As the Cypriot government ponders over levying its peoples’ bank accounts, one has to wonder how much political capital will have been made by UKIP during the last few days.

Now that the European Union, IMF, ECB and a national government have all decided that the banks are more worthy than the people, who do electors turn to for protection?

Be in no doubt that this move in Cyprus is a clear signal that not only are the people unimportant when measured against the EU political project, but also that the peoples’ money is the state’s to control and spend at will.

Now we can see the true underbelly of the EU beast.

And parties such as the United Kingdom Independence Party will have gained support as a result.
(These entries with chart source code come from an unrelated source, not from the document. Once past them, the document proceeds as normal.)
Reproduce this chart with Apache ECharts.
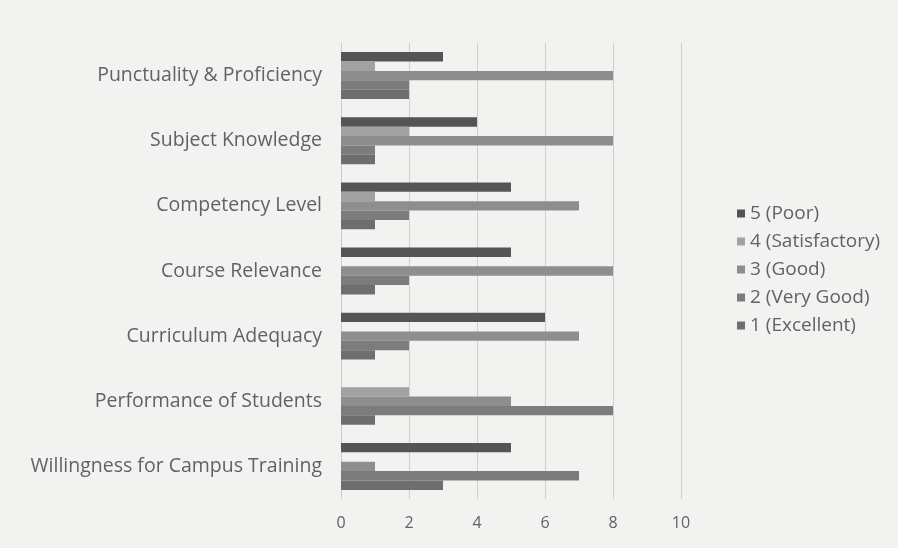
<!DOCTYPE html>
<html>
<head>
<meta charset="utf-8">
<script src="https://cdn.jsdelivr.net/npm/echarts@6/dist/echarts.min.js"></script>
<style>
  html, body { margin: 0; padding: 0; background: #f2f2f0; }
  #chart { width: 898px; height: 548px; }
</style>
</head>
<body>
<div id="chart"></div>
<script>
var categories = [
  'Punctuality & Proficiency',
  'Subject Knowledge',
  'Competency Level',
  'Course Relevance',
  'Curriculum Adequacy',
  'Performance of Students',
  'Willingness for Campus Training'
];
var poor = [3, 4, 5, 5, 6, 0, 5];
var satisfactory = [1, 2, 1, 0, 0, 2, 0];
var good = [8, 8, 7, 8, 7, 5, 1];
var veryGood = [2, 1, 2, 2, 2, 8, 7];
var excellent = [2, 1, 1, 1, 1, 1, 3];
var xTicks = [0, 2, 4, 6, 8, 10];

function drawChart () {
  var chartDom = document.getElementById('chart');
  var myChart = echarts.init(chartDom);
  var option;

  var font = 'Open Sans';
  var textColor = '#626262';

  function bar (name, data, color) {
    return {
      name: name,
      type: 'bar',
      data: data,
      barGap: '0%',
      barCategoryGap: '28%',
      itemStyle: { color: color },
      silent: true
    };
  }

  option = {
    backgroundColor: '#f2f2f0',
    animation: false,
    textStyle: { fontFamily: font },
    grid: { left: 341, right: 217, top: 43, bottom: 49 },
    legend: {
      orient: 'vertical',
      left: 732,
      top: 199,
      itemWidth: 8,
      itemHeight: 8,
      itemGap: 9,
      icon: 'rect',
      textStyle: { fontFamily: font, fontSize: 19, color: textColor },
      data: ['5 (Poor)', '4 (Satisfactory)', '3 (Good)', '2 (Very Good)', '1 (Excellent)']
    },
    xAxis: {
      type: 'value',
      min: xTicks[0],
      max: xTicks[xTicks.length - 1],
      interval: 2,
      axisLine: { show: false },
      axisTick: { show: false },
      axisLabel: { fontFamily: font, fontSize: 16, color: textColor, margin: 16 },
      splitLine: { lineStyle: { color: '#cfcfcf', width: 1 } }
    },
    yAxis: {
      type: 'category',
      data: categories,
      inverse: true,
      axisLine: { show: true, lineStyle: { color: '#cccccc' } },
      axisTick: { show: false },
      axisLabel: { fontFamily: font, fontSize: 19.5, color: textColor, margin: 19 }
    },
    series: [
      bar('5 (Poor)', poor, '#555555'),
      bar('4 (Satisfactory)', satisfactory, '#a2a2a2'),
      bar('3 (Good)', good, '#8e8e8e'),
      bar('2 (Very Good)', veryGood, '#7c7c7c'),
      bar('1 (Excellent)', excellent, '#6e6e6e')
    ]
  };

  option && myChart.setOption(option);
}

drawChart();
</script>
</body>
</html>
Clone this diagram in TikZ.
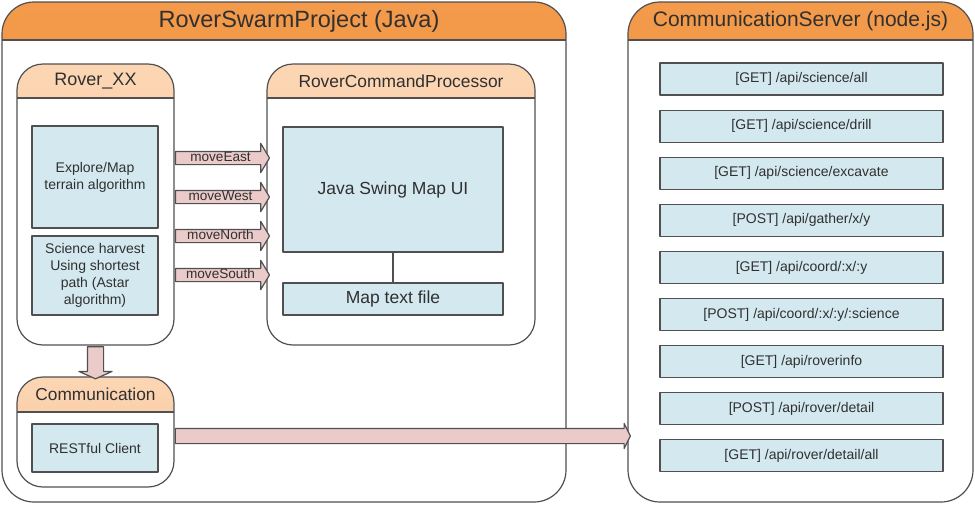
\documentclass[tikz,border=0pt]{standalone}
\usepackage{fontspec}
\setmainfont{Liberation Sans}
\usetikzlibrary{shapes.arrows}
\definecolor{linegray}{HTML}{505050}
\definecolor{textgray}{HTML}{303030}
\definecolor{hdrtop}{HTML}{F39A4B}
\definecolor{hdrbot}{HTML}{EE8434}
\definecolor{subtop}{HTML}{FCD6B4}
\definecolor{subbot}{HTML}{F9C49A}
\definecolor{boxblue}{HTML}{D3E9EF}
\definecolor{arrowpink}{HTML}{EBCACA}
\newcommand{\hdrline}[2]{%
  \draw[linegray, line width=1.2pt] ([yshift=-#2pt]#1.north west) -- ([yshift=-#2pt]#1.north east);}
\newcommand{\fsz}[1]{\fontsize{#1}{17}\selectfont}

\begin{document}
\begin{tikzpicture}[x=1pt, y=-1pt, line join=round,
  every node/.style={text=textgray},
  panel/.style={draw=linegray, line width=1.2pt, fill=white, anchor=north west, inner sep=0pt, outer sep=0pt},
  bigpanel/.style={panel, rounded corners=32pt, path picture={\shade[sharp corners, top color=hdrtop, bottom color=hdrbot] (path picture bounding box.north west) rectangle ([yshift=-38pt]path picture bounding box.north east);}},
  subpanel/.style={panel, rounded corners=26pt, path picture={\shade[sharp corners, top color=subtop, bottom color=subbot] (path picture bounding box.north west) rectangle ([yshift=-34pt]path picture bounding box.north east);}},
  bluebox/.style={draw=linegray, line width=1.2pt, fill=boxblue, inner sep=0pt, outer sep=0pt, align=center, font=\fsz{14}},
  fatarrow/.style={single arrow, draw=linegray, line width=1.2pt, fill=arrowpink, inner sep=0pt, outer sep=0pt},
  cmdarrow/.style={fatarrow, single arrow head extend=8pt, single arrow tip angle=118, minimum height=94pt, text height=9.5pt, text depth=2.5pt, font=\fsz{13.6}}]

  \useasboundingbox (0,0) rectangle (975,504);

  %% outer containers
  \node[bigpanel, minimum width=564pt, minimum height=500pt] (rsp) at (2,2) {};
  \hdrline{rsp}{38}
  \node[font=\fsz{23.5}] (rsptitle) at ([xshift=15pt, yshift=-19.5pt]rsp.north) {RoverSwarmProject (Java)};

  \node[bigpanel, minimum width=345pt, minimum height=500pt] (srv) at (628,2) {};
  \hdrline{srv}{38}
  \node[font=\fsz{21}] (srvtitle) at ([yshift=-19.5pt]srv.north) {CommunicationServer (node.js)};

  %% Rover_XX
  \node[subpanel, minimum width=157pt, minimum height=281pt] (rover) at (17,64) {};
  \hdrline{rover}{34}
  \node[font=\fsz{18}] (rovertitle) at ([yshift=-17pt]rover.north) {Rover\_XX};
  \node[bluebox, minimum width=126pt, minimum height=102pt] (explore) at (95,177) {Explore/Map\\terrain algorithm};
  \node[bluebox, minimum width=126pt, minimum height=79pt] (science) at (95,275.5) {Science harvest\\Using shortest\\path (Astar\\algorithm)};

  %% RoverCommandProcessor
  \node[subpanel, minimum width=268pt, minimum height=281pt] (rcp) at (267,64) {};
  \hdrline{rcp}{34}
  \node[font=\fsz{17.4}] (rcptitle) at ([yshift=-17pt]rcp.north) {RoverCommandProcessor};
  \node[bluebox, minimum width=220pt, minimum height=125pt, font=\fsz{17.5}] (swing) at (393,189.5) {Java Swing Map UI};
  \node[bluebox, minimum width=220pt, minimum height=32pt, font=\fsz{17.5}] (mapfile) at (393,299) {Map text file};
  \draw[linegray, line width=1.2pt] (swing) -- (mapfile);

  %% Communication
  \node[subpanel, minimum width=157pt, minimum height=110pt] (comm) at (17,377) {};
  \hdrline{comm}{35}
  \node[font=\fsz{17.3}] (commtitle) at ([yshift=-17.5pt]comm.north) {Communication};
  \node[bluebox, minimum width=126pt, minimum height=48pt] (rest) at (95,448) {RESTful Client};

  %% commands
  \path (rover.east |- 0,158) -- (rcp.west |- 0,158) node[cmdarrow, midway] (east) {moveEast};
  \path (rover.east |- 0,197) -- (rcp.west |- 0,197) node[cmdarrow, midway] (west) {moveWest};
  \path (rover.east |- 0,236) -- (rcp.west |- 0,236) node[cmdarrow, midway] (north) {moveNorth};
  \path (rover.east |- 0,275) -- (rcp.west |- 0,275) node[cmdarrow, midway] (south) {moveSouth};

  \path (rover.south) -- (comm.north) node[fatarrow, midway, rotate=-90, minimum height=32pt, text height=15pt, text depth=0pt, single arrow head extend=8.5pt, single arrow tip angle=132] (tocomm) {};
  \path (comm.east |- 0,436) -- (srv.west |- 0,436) node[fatarrow, midway, minimum height=455pt, text height=14pt, text depth=0pt, single arrow head extend=5pt, single arrow tip angle=127] (toserver) {};

  %% api list
  \foreach \lbl [count=\i from 0] in {{[GET] /api/science/all}, {[GET] /api/science/drill},
      {[GET] /api/science/excavate}, {[POST] /api/gather/x/y}, {[GET] /api/coord/:x/:y},
      {[POST] /api/coord/:x/:y/:science}, {[GET] /api/roverinfo}, {[POST] /api/rover/detail},
      {[GET] /api/rover/detail/all}}
    \node[bluebox, minimum width=283pt, minimum height=32pt] (api\i) at (801.5,{79+47.1*\i}) {\lbl};

\end{tikzpicture}
\end{document}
Just ask yourself what the result would be if the Eastleigh by-election were to be run tomorrow? Or any other election, come to that.

Lee Robinson, the founder of Altana Wealth (London and Monaco) and co-author of “The Gathering Storm”, puts it in even more stark terms calling it ‘…the Archduke Ferdinand moment for Europe’.

UKIP-Nigel Farage

UKIP-Nigel Farage

Lee goes on to say that ‘It is worrying that the senior members of the Eurozone and IMF cannot see the huge risks of destroying eurozone guarantees. It would have been fairer and more sensible to follow contract law and therefore wipe out bank capital sub debt and for depositors above €100k to take the full hit. After all, a 15% on that amount is better than the 40-70% from insolvency. How many votes did Grillo and UKIP just pick up from this calamity?

Lee continues and points out that this move would not survive what would inevitably turn out to be a long and drawn out legal challenge on human rights grounds.

He then says that the end result will be a situation that costs Europe many times more than anything they gain from the bank account holders of Cyprus due to wider banking spreads.

And with many Russian investors being hit and Russia being a major supplier of oil and gas to Northern Europe ‘….this action has consequences’ says Lee.

Then of course there is the impact on depositor confidence across the Eurozone and the wider EU:

‘Malta and Cyprus and other low GDP to bank asset countries such as Ireland are finished as depositor centres. Economists tell you that queues outside banks are disastrous. This stupidity has just increased that possibility. All the good work over the last 6 months to stabilise the fund flows from the periphery has just been nuked.